— To do —
Transcribe all the records exactly and omit any images they hold.

— Records —
■ ■ ■ ■
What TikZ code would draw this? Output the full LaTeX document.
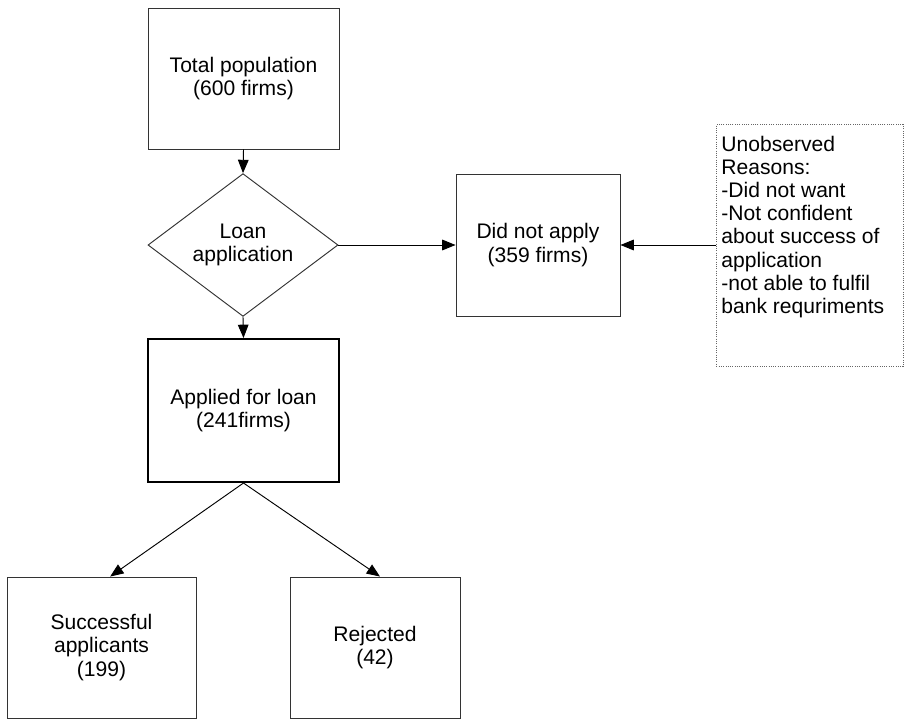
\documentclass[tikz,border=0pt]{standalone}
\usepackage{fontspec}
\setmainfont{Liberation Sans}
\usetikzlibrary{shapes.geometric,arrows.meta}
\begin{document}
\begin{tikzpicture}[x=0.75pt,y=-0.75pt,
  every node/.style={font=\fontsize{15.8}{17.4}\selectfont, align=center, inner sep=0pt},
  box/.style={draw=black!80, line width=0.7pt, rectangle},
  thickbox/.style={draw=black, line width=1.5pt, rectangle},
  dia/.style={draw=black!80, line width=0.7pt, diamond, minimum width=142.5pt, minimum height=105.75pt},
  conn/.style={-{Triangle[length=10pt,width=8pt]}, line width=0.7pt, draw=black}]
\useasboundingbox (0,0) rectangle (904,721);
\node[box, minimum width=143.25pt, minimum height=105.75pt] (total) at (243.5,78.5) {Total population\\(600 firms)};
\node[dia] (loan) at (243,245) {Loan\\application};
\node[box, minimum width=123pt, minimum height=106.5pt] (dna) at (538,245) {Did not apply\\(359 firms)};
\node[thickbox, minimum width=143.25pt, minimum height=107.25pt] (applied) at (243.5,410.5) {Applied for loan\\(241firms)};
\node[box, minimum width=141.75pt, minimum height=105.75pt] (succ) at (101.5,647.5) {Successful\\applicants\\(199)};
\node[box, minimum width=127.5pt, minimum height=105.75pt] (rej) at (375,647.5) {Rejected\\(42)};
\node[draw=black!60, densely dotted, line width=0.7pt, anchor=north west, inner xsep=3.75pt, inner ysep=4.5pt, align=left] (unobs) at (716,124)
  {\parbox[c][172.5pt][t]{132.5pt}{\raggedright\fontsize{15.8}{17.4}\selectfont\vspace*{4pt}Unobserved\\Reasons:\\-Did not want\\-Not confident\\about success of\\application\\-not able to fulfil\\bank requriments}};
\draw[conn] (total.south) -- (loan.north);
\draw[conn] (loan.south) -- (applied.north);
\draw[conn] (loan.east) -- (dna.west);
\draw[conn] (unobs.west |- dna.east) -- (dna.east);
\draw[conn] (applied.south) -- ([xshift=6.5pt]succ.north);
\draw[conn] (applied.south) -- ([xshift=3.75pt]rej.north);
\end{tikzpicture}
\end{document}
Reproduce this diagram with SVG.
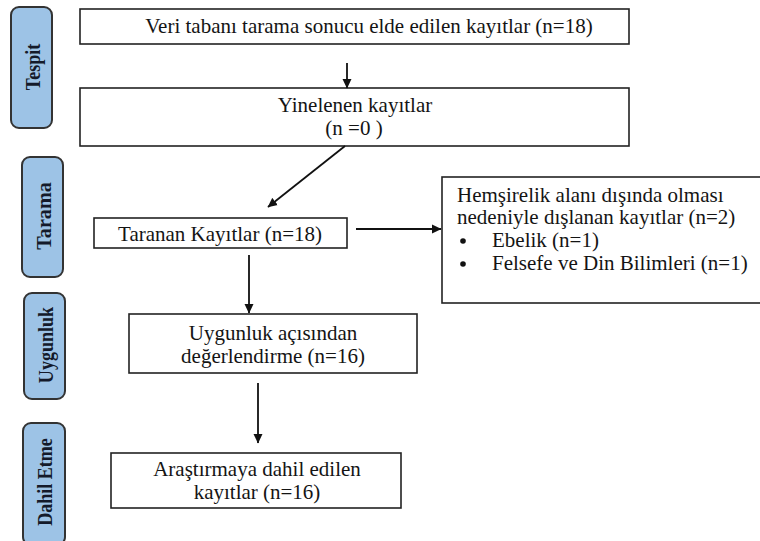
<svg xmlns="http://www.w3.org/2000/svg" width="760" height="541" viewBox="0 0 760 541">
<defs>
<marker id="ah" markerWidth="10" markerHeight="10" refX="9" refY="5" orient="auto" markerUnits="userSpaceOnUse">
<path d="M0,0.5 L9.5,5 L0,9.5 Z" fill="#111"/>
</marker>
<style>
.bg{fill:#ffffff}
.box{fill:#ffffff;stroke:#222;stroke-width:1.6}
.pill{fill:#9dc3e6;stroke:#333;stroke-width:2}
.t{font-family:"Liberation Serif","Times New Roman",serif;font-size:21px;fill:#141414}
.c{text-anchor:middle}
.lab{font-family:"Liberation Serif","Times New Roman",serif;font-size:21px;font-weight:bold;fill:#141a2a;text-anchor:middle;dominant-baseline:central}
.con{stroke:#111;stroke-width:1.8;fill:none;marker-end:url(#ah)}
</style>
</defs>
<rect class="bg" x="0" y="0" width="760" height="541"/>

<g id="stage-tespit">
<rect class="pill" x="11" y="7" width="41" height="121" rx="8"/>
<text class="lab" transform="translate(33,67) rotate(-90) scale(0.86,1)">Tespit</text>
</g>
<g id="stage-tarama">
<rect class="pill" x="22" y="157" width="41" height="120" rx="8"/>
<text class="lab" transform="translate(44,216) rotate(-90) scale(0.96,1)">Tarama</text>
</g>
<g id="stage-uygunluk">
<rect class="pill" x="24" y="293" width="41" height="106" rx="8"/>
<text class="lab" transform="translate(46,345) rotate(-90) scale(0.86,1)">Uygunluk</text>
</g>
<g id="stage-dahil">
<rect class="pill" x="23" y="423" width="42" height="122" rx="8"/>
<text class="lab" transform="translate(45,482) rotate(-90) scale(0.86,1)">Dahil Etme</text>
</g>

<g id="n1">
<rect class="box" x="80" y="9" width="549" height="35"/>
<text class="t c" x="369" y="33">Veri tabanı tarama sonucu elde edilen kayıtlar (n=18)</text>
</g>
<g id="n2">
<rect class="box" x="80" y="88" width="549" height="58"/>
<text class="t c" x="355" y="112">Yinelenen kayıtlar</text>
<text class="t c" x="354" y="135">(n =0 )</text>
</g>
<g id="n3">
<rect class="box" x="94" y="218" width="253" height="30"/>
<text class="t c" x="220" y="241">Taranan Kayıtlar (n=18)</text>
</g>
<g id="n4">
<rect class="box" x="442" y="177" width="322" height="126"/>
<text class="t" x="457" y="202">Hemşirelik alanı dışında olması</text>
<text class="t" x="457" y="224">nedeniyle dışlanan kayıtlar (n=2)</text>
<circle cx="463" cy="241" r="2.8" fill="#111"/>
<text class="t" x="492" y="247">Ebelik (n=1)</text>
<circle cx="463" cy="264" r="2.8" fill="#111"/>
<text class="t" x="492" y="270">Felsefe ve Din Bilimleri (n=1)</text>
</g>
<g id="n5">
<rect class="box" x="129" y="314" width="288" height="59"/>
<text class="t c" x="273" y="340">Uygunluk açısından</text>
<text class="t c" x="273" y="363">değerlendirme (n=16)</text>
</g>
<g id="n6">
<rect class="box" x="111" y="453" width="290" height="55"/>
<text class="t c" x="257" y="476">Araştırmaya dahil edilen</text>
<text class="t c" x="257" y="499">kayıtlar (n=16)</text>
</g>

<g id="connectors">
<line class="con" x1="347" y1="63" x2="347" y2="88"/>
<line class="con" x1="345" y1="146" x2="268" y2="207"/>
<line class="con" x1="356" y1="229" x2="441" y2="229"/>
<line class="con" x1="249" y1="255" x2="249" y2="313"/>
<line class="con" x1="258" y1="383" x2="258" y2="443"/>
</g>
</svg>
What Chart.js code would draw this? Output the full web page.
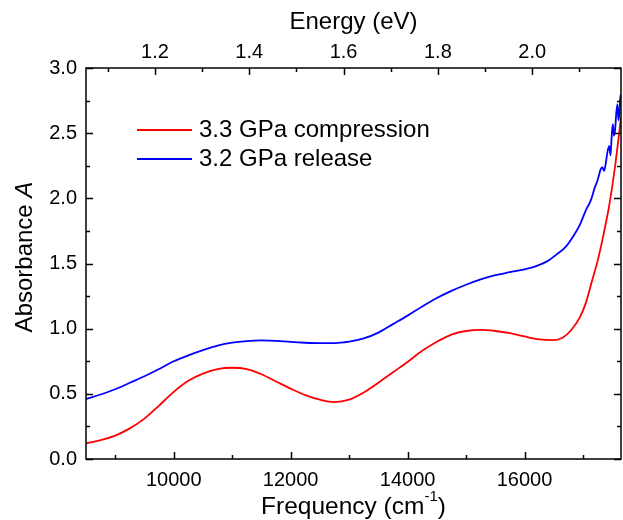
■ ■ ■ ■
— The response —
What TikZ code would draw this? Output the full LaTeX document.
\documentclass[tikz,border=0pt]{standalone}
\usepackage{fontspec}
\setmainfont{Liberation Sans}
\usetikzlibrary{shapes.geometric,arrows.meta}
\begin{document}
\begin{tikzpicture}[x=0.75pt,y=-0.75pt,
  every node/.style={font=\fontsize{15.8}{17.4}\selectfont, align=center, inner sep=0pt},
  box/.style={draw=black!80, line width=0.7pt, rectangle},
  thickbox/.style={draw=black, line width=1.5pt, rectangle},
  dia/.style={draw=black!80, line width=0.7pt, diamond, minimum width=142.5pt, minimum height=105.75pt},
  conn/.style={-{Triangle[length=10pt,width=8pt]}, line width=0.7pt, draw=black}]
\useasboundingbox (0,0) rectangle (904,721);
\node[box, minimum width=143.25pt, minimum height=105.75pt] (total) at (243.5,78.5) {Total population\\(600 firms)};
\node[dia] (loan) at (243,245) {Loan\\application};
\node[box, minimum width=123pt, minimum height=106.5pt] (dna) at (538,245) {Did not apply\\(359 firms)};
\node[thickbox, minimum width=143.25pt, minimum height=107.25pt] (applied) at (243.5,410.5) {Applied for loan\\(241firms)};
\node[box, minimum width=141.75pt, minimum height=105.75pt] (succ) at (101.5,647.5) {Successful\\applicants\\(199)};
\node[box, minimum width=127.5pt, minimum height=105.75pt] (rej) at (375,647.5) {Rejected\\(42)};
\node[draw=black!60, densely dotted, line width=0.7pt, anchor=north west, inner xsep=3.75pt, inner ysep=4.5pt, align=left] (unobs) at (716,124)
  {\parbox[c][172.5pt][t]{132.5pt}{\raggedright\fontsize{15.8}{17.4}\selectfont\vspace*{4pt}Unobserved\\Reasons:\\-Did not want\\-Not confident\\about success of\\application\\-not able to fulfil\\bank requriments}};
\draw[conn] (total.south) -- (loan.north);
\draw[conn] (loan.south) -- (applied.north);
\draw[conn] (loan.east) -- (dna.west);
\draw[conn] (unobs.west |- dna.east) -- (dna.east);
\draw[conn] (applied.south) -- ([xshift=6.5pt]succ.north);
\draw[conn] (applied.south) -- ([xshift=3.75pt]rej.north);
\end{tikzpicture}
\end{document}
Reproduce this diagram with SVG.
<svg xmlns="http://www.w3.org/2000/svg" width="760" height="541" viewBox="0 0 760 541">
<defs>
<marker id="ah" markerWidth="10" markerHeight="10" refX="9" refY="5" orient="auto" markerUnits="userSpaceOnUse">
<path d="M0,0.5 L9.5,5 L0,9.5 Z" fill="#111"/>
</marker>
<style>
.bg{fill:#ffffff}
.box{fill:#ffffff;stroke:#222;stroke-width:1.6}
.pill{fill:#9dc3e6;stroke:#333;stroke-width:2}
.t{font-family:"Liberation Serif","Times New Roman",serif;font-size:21px;fill:#141414}
.c{text-anchor:middle}
.lab{font-family:"Liberation Serif","Times New Roman",serif;font-size:21px;font-weight:bold;fill:#141a2a;text-anchor:middle;dominant-baseline:central}
.con{stroke:#111;stroke-width:1.8;fill:none;marker-end:url(#ah)}
</style>
</defs>
<rect class="bg" x="0" y="0" width="760" height="541"/>

<g id="stage-tespit">
<rect class="pill" x="11" y="7" width="41" height="121" rx="8"/>
<text class="lab" transform="translate(33,67) rotate(-90) scale(0.86,1)">Tespit</text>
</g>
<g id="stage-tarama">
<rect class="pill" x="22" y="157" width="41" height="120" rx="8"/>
<text class="lab" transform="translate(44,216) rotate(-90) scale(0.96,1)">Tarama</text>
</g>
<g id="stage-uygunluk">
<rect class="pill" x="24" y="293" width="41" height="106" rx="8"/>
<text class="lab" transform="translate(46,345) rotate(-90) scale(0.86,1)">Uygunluk</text>
</g>
<g id="stage-dahil">
<rect class="pill" x="23" y="423" width="42" height="122" rx="8"/>
<text class="lab" transform="translate(45,482) rotate(-90) scale(0.86,1)">Dahil Etme</text>
</g>

<g id="n1">
<rect class="box" x="80" y="9" width="549" height="35"/>
<text class="t c" x="369" y="33">Veri tabanı tarama sonucu elde edilen kayıtlar (n=18)</text>
</g>
<g id="n2">
<rect class="box" x="80" y="88" width="549" height="58"/>
<text class="t c" x="355" y="112">Yinelenen kayıtlar</text>
<text class="t c" x="354" y="135">(n =0 )</text>
</g>
<g id="n3">
<rect class="box" x="94" y="218" width="253" height="30"/>
<text class="t c" x="220" y="241">Taranan Kayıtlar (n=18)</text>
</g>
<g id="n4">
<rect class="box" x="442" y="177" width="322" height="126"/>
<text class="t" x="457" y="202">Hemşirelik alanı dışında olması</text>
<text class="t" x="457" y="224">nedeniyle dışlanan kayıtlar (n=2)</text>
<circle cx="463" cy="241" r="2.8" fill="#111"/>
<text class="t" x="492" y="247">Ebelik (n=1)</text>
<circle cx="463" cy="264" r="2.8" fill="#111"/>
<text class="t" x="492" y="270">Felsefe ve Din Bilimleri (n=1)</text>
</g>
<g id="n5">
<rect class="box" x="129" y="314" width="288" height="59"/>
<text class="t c" x="273" y="340">Uygunluk açısından</text>
<text class="t c" x="273" y="363">değerlendirme (n=16)</text>
</g>
<g id="n6">
<rect class="box" x="111" y="453" width="290" height="55"/>
<text class="t c" x="257" y="476">Araştırmaya dahil edilen</text>
<text class="t c" x="257" y="499">kayıtlar (n=16)</text>
</g>

<g id="connectors">
<line class="con" x1="347" y1="63" x2="347" y2="88"/>
<line class="con" x1="345" y1="146" x2="268" y2="207"/>
<line class="con" x1="356" y1="229" x2="441" y2="229"/>
<line class="con" x1="249" y1="255" x2="249" y2="313"/>
<line class="con" x1="258" y1="383" x2="258" y2="443"/>
</g>
</svg>
What Chart.js code would draw this? Output the full web page.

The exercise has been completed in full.